# Neons vs Cardinals



## shift (Dec 21, 2012)

Aside from cardinals being slight bigger and having more red is there any big difference over a neon?
Is there any reasons to go for one over the other?


----------



## Momobobo (Sep 28, 2010)

From what I know. Cardinals are usually wild caught, hardier, larger, get more of a green shade, and more red.

I think most people go with Cardinals just because the more red and hardiness over the mass produced farm raised Neons?


----------



## shift (Dec 21, 2012)

Locally cardinals are double the price of neons.. (in kelowna)..so if i go with cardinals ill have to order them in.. so debating which route to go!


----------



## greenfin (Nov 4, 2013)

I'm trying to decide this very issue. How about schooling behaviour? Would the two species school together?


----------



## Fish rookie (May 21, 2012)

Neon do not like a very high temp but cardinal can handle it better. If you have hatchet or discus or fish that like a high temp, cardinal is a better choice.
I like to keep hatchet at a high temp to keep them from ick, but that is just me.


----------



## JTang (Apr 21, 2010)

Go with Cardinals! They last longer and are tougher than neons once they are properly acclimated. Make sure your tank is fully cycled before adding them. I guess that applies to any fish. Cardinals also school much nicer than neons. If you have both, I believe they will school together.
The extra red on these guys well worth the extra $.


----------



## charles (Apr 21, 2010)

they are both hardy. It all depends where you get them. 

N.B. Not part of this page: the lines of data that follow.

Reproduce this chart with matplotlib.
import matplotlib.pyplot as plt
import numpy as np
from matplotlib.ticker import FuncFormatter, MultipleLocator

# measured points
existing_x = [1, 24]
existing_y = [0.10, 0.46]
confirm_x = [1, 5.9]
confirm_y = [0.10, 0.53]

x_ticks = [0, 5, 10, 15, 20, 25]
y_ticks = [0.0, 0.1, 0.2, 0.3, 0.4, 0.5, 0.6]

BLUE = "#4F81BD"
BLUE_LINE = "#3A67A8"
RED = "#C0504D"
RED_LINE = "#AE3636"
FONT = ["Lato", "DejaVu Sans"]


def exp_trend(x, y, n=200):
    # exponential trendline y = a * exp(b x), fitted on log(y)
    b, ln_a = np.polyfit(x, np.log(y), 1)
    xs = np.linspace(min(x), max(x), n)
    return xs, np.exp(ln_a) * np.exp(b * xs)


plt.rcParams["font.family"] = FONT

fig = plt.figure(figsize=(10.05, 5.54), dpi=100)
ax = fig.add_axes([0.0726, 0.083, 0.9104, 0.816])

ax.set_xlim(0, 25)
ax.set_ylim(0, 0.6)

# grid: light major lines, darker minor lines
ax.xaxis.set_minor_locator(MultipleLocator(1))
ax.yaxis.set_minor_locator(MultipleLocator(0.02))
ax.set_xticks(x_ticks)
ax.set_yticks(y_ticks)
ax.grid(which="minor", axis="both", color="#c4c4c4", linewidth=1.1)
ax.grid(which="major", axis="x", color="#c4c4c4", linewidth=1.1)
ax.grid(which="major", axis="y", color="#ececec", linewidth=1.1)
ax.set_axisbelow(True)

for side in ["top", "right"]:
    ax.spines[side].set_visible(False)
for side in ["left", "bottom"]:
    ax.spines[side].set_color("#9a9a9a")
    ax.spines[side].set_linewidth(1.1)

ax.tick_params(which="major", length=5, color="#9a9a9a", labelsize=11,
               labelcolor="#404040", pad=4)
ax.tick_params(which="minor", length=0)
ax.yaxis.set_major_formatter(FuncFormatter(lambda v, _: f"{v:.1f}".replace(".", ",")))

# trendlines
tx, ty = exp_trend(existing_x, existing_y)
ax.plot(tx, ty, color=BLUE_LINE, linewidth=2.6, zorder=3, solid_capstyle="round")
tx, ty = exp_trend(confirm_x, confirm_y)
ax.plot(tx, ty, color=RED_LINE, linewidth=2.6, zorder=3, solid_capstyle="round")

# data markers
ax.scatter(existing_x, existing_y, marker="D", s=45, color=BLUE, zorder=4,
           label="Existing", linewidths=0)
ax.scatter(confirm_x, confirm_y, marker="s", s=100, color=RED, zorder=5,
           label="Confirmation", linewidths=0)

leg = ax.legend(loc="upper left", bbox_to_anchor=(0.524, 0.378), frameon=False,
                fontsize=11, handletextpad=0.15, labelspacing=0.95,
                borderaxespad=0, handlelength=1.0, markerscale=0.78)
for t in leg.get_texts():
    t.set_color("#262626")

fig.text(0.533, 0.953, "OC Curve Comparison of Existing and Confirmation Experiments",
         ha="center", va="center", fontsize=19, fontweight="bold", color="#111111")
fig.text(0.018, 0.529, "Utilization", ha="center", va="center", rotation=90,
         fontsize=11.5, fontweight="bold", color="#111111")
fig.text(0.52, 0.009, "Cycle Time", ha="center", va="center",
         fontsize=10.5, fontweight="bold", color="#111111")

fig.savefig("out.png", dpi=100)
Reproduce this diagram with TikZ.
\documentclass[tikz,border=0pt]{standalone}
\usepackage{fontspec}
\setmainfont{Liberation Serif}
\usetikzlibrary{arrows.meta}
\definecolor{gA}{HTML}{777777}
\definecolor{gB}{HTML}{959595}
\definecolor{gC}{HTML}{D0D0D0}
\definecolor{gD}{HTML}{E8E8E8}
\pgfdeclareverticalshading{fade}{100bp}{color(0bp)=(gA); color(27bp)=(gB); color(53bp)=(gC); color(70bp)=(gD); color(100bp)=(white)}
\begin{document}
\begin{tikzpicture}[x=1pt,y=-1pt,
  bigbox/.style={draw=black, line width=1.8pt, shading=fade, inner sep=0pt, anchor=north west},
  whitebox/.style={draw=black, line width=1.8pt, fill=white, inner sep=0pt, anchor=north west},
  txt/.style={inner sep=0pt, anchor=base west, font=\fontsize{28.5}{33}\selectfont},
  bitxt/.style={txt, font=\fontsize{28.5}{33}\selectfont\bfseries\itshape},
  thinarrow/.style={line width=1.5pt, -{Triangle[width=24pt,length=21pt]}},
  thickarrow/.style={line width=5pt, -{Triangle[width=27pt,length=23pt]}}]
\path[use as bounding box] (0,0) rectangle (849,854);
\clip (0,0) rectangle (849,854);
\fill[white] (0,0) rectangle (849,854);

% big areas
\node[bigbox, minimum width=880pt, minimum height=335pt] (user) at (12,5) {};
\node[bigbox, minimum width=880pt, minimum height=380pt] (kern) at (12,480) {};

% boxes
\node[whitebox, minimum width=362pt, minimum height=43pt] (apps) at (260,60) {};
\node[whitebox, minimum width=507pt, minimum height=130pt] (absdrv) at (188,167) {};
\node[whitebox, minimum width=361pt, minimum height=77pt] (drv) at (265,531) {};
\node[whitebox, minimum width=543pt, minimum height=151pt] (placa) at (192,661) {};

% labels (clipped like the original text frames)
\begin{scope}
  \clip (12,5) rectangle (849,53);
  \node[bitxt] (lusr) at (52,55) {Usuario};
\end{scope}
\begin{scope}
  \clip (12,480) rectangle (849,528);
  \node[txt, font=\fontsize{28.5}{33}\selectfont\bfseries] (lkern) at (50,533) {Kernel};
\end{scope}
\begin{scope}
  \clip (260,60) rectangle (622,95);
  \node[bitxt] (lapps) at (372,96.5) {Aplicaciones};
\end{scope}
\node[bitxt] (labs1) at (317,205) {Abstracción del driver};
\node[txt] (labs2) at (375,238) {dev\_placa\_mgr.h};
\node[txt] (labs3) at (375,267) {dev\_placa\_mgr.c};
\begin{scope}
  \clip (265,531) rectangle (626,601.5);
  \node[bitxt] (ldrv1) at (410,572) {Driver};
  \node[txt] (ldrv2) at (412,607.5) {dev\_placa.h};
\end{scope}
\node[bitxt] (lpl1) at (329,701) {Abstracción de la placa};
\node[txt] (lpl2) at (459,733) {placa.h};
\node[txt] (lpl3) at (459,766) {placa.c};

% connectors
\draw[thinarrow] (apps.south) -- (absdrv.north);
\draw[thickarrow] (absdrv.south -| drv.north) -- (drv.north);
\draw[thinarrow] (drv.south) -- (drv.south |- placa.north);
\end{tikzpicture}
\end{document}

But as most already told you, cardinals will get you a much nicer red. Both will school together.


----------



## onefishtwofish (Apr 21, 2010)

i saw a huge huge school of mixed in a large planted tank. they looked awesome together


----------



## shift (Dec 21, 2012)

Well i just picked up 10 cardinals locally. Ill see how they do.. if all is well next week ill get a bunch more


----------



## discuspaul (Jul 2, 2010)

Cardinals are the way to go, Shift, rather than Neons, if you ever want to keep Discus with them, in that beautiful 84 gal Osaka you have.


----------



## shift (Dec 21, 2012)

Thanks Paul! I some how ended up with another 10 after work... 20 cardinals and 2 neons in the school now!


----------



## greenfin (Nov 4, 2013)

Right, that's decided for me then. Cardinals it is. The pictures look fantastic. Me want too!


----------



## target (Apr 21, 2010)

Funny how easily you can spot the 2 neons in the first pic of post 11. The cardinals definitely make more of an impression.


----------



## shift (Dec 21, 2012)

Haha yep. I'm very happy with them. I think I'll add 10 more cardinals and a school of rummy nose (Greenfin - let me know when you order yours. I'll go in on an order with you)


----------



## kacairns (Apr 10, 2012)

You will probably find that the Neon, Cardinal and Rummynose will all school together. At least the Cardinals and Rummynose did in my 180g.


----------



## Fish rookie (May 21, 2012)

There are three types of rummynose, the true rummynose has the most red and in my opinion is the most beautiful.


----------



## shift (Dec 21, 2012)

Good to know. I'll prob getting down from Charles... What ever he carries. I have a bunch from him in the past and they all did real well


----------



## Fish rookie (May 21, 2012)

Great, Charles is a great guy and he carries great healthy fish. I love buying fish from him.
BTW, your tank looks great.


----------



## shift (Dec 21, 2012)

Thank you! I gave it a big trim the other day as It was getting overgrown. I may thin out the middle back middle back of the hygrow and what every else and move the thin val type things to the back to open it up more


----------